The Cotton Situation and Program for Dealing With It
By B.W. Kilgore, Director, N.C. Exp. Station and Extension Service and Treasure, N.C. Cotton Association
The South and North Carolina particularly, wrought wonderfully well during the war period. Large crops, except cotton, have been made, particularly food crops. The cotton crops of the country for the four years of the war—1915 to 1918—were 11,700,000 bales, 11,302,000, 11,450,000 and 11,192,000, or an average of 11,411,000 bales, against the four pre-war crops of 1911-14 of 16,135,000, 14,156,000, 13,703,000, 15,693,000, or an average of 14,922,000 bales, which is an average of 3,511,000 bales more annually prior to, than during the war period.
The acreage of the last year was but 942,000 less than for 1914 when the bumper crop of 16,135,000 bales was produced. The low production for the past four years has been due mainly to bad seasonal conditions in Texas and Oklahoma. Good weather rains already have been had in these states, and with the same acreage as in 1918, near 36,000,000—and good seasons, a crop well nigh as large as our largest can and likely would be made, which is far beyond what there are any reasons to think the world will consume.
Big Crop, Low Price
Our bumper cotton crop of 16,000,000 bales in 1914 brought $800,000,000 and our 11,500,000 bale crop of 1917 brought the South $1,600,000,000, or twice as much as the bumper crop. We know what this means—“Big crop, low price.” Cotton at present prices is at, if not below, the cost of production, and not an inconsiderable number of North Carolina farmers have cotton of two years on hand.

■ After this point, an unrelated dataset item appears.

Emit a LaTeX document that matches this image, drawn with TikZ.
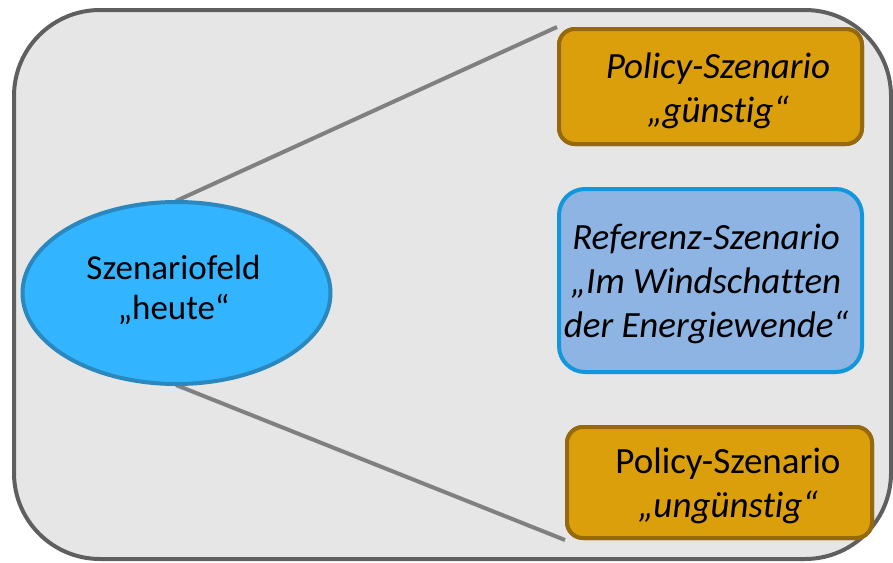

It would seem that the world needs and will consume at cost of production, plus a fair profit, the small crop of 1918, especially as this is one of the four small crops in succession, the average for the four years being 11,411,000 bales or 14,000,000 less than the four year war period than for the four year pre-war period.
To Make This Effective
What can be done to make this effective?
1. A well-defined co-operative program on the part of the banker, the merchant and the farmer for holding and selling should bring results.
2. Along with the movement to enable the farmer, the merchant and the banker, or whoever has cotton, to hold it till the right time to sell, must go a program to house the staple.
3. What is perhaps more important when measured in terms of its effect upon the future of our farming industry, is a plan for preventing the production of a cotton crop this year greater than the world will require. A reduction in acreage of from one-fifth to one-third has been suggested as a method of doing this. This would mean for North Carolina in round numbers, a million acres instead of a million and a half of cotton. This would leave a half million acres heretofore devoted to cotton available for food, feed and soil-improving crops.
Better Land for Cotton
Cotton should likely, in most cases, be put on the better land, including some at least of the land planted to soil improving crops during the past year. It should be fertilized with the view of economy so as to meet the needs of the land thus used and the crop, and increasing the acreage production and reducing the cost so as to meet the almost certain lower price for cotton next fall.
Another matter of serious concern is the price of fertilizers. The prices are the highest we have ever known, and while the cotton grower cannot afford to allow his acreage yields to decline, fertilizers must be used to meet the needs of the soil and the crop.
Food and Feed Crops
It will be easily agreed that all reduction in cotton should go into food and feed crops and pasture in an effort to make all the food and feed for the State on the farms of the State, so as to save transportation charges and intervening profits, to make easy the holding of cotton, tobacco, peanuts and other money crops, and to encourage and support our growing livestock industry—beef cattle, hogs, poultry, sheep and dairy cows for the family cow, our dairies and creameries and for our new cheese industry—these, together with our farm and townspeople and our animals, make a practically sure market for all the food and feed crops and roughage that can be grown.
Entitled to Better Living Conditions
Finally, we must have in mind as a whole people a readjustment of our wage and living scale. We should not want to go back to the old conditions as regards these. Cotton, peanuts, tobacco and other money and general crops in the whole South have been produced with low priced labor—with much child labor unpaid or underpaid. These crops have been sold to the world on a basis of this kind of labor and we have bought products from other parts of the country on basis of a higher income and a higher living scale than our own, greatly to the detriment of our own standard of living as a section.